Phil DiVietro, managing director of publishing at the American Society of Mechanical Engineers, reported that a survey he conducted revealed, to his surprise, there is broad concern about R&R issues in his field. Noting his society is centrally occupied with the rigorous validation of technical standards, he said these issues could represent the unseen part of an “iceberg” mechanical engineers will have to address. Like Sholl, he reported that a great deal of engineering data is private.

Brooks Hanson, senior vice president for publications at the American Geophysical Union, and John Baillieul, a former editor-in-chief of IEEE Transactions on Automatic Control, noted that their fields are becoming increasingly data intensive. As a result, the sharing of data, code, and other “artifacts” is increasingly supported and encouraged by journal publishers. Baillieul said there would also have to be increased cultural acceptance that publications would have multiple versions to accommodate, for instance, updated code and data.

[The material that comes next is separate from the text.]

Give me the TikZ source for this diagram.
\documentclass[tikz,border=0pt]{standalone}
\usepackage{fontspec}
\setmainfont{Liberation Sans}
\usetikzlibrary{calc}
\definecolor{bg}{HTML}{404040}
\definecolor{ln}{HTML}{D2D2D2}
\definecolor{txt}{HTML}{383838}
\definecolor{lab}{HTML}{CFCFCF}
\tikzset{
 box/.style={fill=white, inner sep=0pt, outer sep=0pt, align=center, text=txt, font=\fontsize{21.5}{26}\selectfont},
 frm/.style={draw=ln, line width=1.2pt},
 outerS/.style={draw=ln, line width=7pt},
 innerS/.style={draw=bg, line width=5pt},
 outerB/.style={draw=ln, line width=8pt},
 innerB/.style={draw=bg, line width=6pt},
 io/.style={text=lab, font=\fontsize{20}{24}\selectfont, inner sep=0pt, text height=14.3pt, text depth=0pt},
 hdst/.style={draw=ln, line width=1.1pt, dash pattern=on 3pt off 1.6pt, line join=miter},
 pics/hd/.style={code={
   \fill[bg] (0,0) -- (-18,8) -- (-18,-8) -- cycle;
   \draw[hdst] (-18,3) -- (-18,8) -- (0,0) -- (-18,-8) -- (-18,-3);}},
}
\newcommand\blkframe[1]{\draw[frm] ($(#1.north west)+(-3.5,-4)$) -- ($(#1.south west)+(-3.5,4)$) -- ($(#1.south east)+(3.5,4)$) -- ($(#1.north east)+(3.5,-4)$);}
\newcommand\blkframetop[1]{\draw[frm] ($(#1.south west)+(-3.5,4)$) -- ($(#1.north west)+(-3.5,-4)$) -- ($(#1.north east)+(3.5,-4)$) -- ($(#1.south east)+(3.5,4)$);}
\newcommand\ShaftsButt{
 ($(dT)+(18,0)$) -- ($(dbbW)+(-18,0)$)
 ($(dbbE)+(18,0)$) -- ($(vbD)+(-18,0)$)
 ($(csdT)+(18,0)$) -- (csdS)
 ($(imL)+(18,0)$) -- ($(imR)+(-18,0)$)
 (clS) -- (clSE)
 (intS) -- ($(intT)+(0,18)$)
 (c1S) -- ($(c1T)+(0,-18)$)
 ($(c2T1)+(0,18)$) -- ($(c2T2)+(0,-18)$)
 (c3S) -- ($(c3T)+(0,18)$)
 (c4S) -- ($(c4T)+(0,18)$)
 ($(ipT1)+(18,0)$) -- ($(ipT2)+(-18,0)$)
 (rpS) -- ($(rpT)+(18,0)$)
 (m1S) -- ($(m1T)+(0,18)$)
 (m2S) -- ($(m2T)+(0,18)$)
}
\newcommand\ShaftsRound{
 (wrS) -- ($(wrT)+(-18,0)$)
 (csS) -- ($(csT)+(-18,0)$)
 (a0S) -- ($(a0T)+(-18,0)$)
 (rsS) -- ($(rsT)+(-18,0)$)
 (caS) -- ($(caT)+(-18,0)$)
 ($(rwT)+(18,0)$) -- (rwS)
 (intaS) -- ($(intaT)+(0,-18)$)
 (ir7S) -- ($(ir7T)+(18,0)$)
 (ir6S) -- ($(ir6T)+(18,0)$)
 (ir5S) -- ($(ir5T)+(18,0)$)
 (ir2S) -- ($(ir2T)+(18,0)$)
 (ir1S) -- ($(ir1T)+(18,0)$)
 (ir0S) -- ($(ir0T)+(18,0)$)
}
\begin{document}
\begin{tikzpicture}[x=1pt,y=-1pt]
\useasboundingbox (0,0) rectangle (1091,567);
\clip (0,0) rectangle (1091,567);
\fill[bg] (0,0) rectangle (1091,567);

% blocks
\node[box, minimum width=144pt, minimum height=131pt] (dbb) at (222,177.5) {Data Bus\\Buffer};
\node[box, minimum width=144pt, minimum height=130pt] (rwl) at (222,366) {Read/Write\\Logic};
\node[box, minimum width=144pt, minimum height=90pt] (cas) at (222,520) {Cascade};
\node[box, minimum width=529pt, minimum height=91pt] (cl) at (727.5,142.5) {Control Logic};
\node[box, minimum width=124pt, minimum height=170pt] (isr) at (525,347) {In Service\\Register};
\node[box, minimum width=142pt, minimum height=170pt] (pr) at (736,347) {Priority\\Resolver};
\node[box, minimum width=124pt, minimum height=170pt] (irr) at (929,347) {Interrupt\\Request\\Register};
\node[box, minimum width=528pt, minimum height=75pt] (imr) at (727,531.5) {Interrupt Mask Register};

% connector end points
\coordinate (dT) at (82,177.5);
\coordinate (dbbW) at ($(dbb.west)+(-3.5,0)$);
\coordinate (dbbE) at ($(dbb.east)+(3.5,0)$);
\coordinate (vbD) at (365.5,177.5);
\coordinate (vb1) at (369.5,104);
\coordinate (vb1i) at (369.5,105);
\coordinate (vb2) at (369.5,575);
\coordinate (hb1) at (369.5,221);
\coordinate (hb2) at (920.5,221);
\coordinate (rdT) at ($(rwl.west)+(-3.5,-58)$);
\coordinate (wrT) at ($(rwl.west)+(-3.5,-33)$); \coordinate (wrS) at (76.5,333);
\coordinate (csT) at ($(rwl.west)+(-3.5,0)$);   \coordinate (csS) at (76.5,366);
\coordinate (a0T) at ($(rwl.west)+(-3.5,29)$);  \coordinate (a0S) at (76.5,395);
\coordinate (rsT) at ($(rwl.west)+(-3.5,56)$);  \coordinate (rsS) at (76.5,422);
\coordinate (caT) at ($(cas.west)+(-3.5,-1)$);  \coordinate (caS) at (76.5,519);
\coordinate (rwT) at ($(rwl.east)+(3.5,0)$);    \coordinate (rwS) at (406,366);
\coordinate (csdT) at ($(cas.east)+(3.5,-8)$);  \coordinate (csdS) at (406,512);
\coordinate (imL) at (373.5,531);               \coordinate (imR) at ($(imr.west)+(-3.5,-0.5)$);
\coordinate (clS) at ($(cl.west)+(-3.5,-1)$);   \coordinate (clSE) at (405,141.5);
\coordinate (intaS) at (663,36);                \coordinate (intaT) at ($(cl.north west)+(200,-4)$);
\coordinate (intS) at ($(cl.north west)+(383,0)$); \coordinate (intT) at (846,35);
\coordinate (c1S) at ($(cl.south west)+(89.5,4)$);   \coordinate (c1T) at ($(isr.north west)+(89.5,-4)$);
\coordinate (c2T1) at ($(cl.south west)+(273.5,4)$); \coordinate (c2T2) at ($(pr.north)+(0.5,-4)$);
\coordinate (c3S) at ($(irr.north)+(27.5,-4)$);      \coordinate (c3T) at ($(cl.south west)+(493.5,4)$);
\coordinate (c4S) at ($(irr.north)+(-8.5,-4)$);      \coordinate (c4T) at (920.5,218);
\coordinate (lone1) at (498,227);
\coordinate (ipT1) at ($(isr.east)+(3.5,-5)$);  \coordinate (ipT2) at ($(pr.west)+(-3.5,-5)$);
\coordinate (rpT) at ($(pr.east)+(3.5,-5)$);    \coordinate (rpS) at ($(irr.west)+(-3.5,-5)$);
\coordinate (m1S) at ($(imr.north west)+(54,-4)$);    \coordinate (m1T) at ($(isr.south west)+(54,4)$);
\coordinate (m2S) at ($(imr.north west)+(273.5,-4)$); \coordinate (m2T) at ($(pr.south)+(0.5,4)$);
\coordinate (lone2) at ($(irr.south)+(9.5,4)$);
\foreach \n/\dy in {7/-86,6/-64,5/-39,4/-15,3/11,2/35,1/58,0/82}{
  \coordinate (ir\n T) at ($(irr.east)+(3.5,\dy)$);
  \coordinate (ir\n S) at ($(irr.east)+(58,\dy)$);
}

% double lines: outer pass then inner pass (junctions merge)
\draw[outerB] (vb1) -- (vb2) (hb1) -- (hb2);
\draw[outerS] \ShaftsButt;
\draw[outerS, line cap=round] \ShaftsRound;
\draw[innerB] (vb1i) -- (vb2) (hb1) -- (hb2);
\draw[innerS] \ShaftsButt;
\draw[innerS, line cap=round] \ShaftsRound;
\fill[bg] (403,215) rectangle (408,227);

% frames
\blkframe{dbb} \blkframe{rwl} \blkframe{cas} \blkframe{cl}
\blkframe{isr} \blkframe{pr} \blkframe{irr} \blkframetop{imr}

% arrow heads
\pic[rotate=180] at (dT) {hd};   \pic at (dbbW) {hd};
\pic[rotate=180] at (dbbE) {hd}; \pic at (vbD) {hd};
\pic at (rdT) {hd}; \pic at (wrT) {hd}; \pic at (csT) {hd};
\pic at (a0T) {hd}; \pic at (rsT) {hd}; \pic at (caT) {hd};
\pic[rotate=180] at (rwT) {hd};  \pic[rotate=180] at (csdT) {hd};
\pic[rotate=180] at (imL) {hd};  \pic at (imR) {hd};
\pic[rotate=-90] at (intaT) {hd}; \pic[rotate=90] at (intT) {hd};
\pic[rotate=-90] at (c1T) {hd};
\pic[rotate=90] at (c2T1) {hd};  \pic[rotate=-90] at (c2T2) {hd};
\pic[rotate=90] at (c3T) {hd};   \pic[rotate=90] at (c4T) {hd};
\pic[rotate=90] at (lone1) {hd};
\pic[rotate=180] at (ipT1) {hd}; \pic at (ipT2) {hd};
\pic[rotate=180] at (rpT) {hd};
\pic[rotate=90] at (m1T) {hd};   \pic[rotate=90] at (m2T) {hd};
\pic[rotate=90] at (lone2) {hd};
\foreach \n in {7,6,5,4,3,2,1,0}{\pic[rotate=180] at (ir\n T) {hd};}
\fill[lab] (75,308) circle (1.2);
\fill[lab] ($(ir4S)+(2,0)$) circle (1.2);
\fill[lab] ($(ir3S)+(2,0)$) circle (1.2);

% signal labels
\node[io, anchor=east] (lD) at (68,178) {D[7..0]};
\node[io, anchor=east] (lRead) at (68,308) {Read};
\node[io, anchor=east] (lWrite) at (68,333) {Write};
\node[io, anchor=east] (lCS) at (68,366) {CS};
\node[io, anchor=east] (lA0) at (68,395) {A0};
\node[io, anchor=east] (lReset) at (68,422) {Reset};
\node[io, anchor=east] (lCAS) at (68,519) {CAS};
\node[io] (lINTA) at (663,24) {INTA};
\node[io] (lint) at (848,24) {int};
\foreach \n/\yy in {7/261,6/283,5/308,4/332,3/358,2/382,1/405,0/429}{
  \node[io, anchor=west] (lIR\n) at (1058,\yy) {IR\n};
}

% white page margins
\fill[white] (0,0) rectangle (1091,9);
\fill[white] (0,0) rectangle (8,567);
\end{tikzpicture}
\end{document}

Report will add to larger conversation on research reliability

Because the committee’s work is in its first phases, its kickoff meeting avoided detailed discussion of what shape its ultimate recommendations would take. A number of committee members and speakers, though, alluded to the fact that the committee should take into account prior and parallel efforts.

Earlier this year, the National Academies released a study identifying “detrimental” research practices, some of which, it asserted, erode the quality of research results. The Academies is also currently sponsoring a study on “open science” practices. The Academies, NSF, and professional societies have also sponsored a number of symposiums and workshops on R&R and related subjects. The committee heard directly from members of a parallel study currently being conducted through the Royal Netherlands Academy of Arts and Sciences.

In developing its recommendations, the committee will also have to consider an additional aspect of its charge pertaining to public perceptions of scientific credibility. On this account, several meeting participants said they would like to avoid language portraying R&R issues as a “crisis” and to emphasize the “self-correcting” nature of science.

At the same time, Richard Harris, a science correspondent for National Public Radio and author of “Rigor Mortis: How Sloppy Science Creates Worthless Cures, Crushes Hope, and Wastes Billions,” encouraged the committee not to “soft pedal” the issues the scientific community faces. He urged that showing a willingness to confront problems in an upfront manner would send the best message about the health of the scientific enterprise.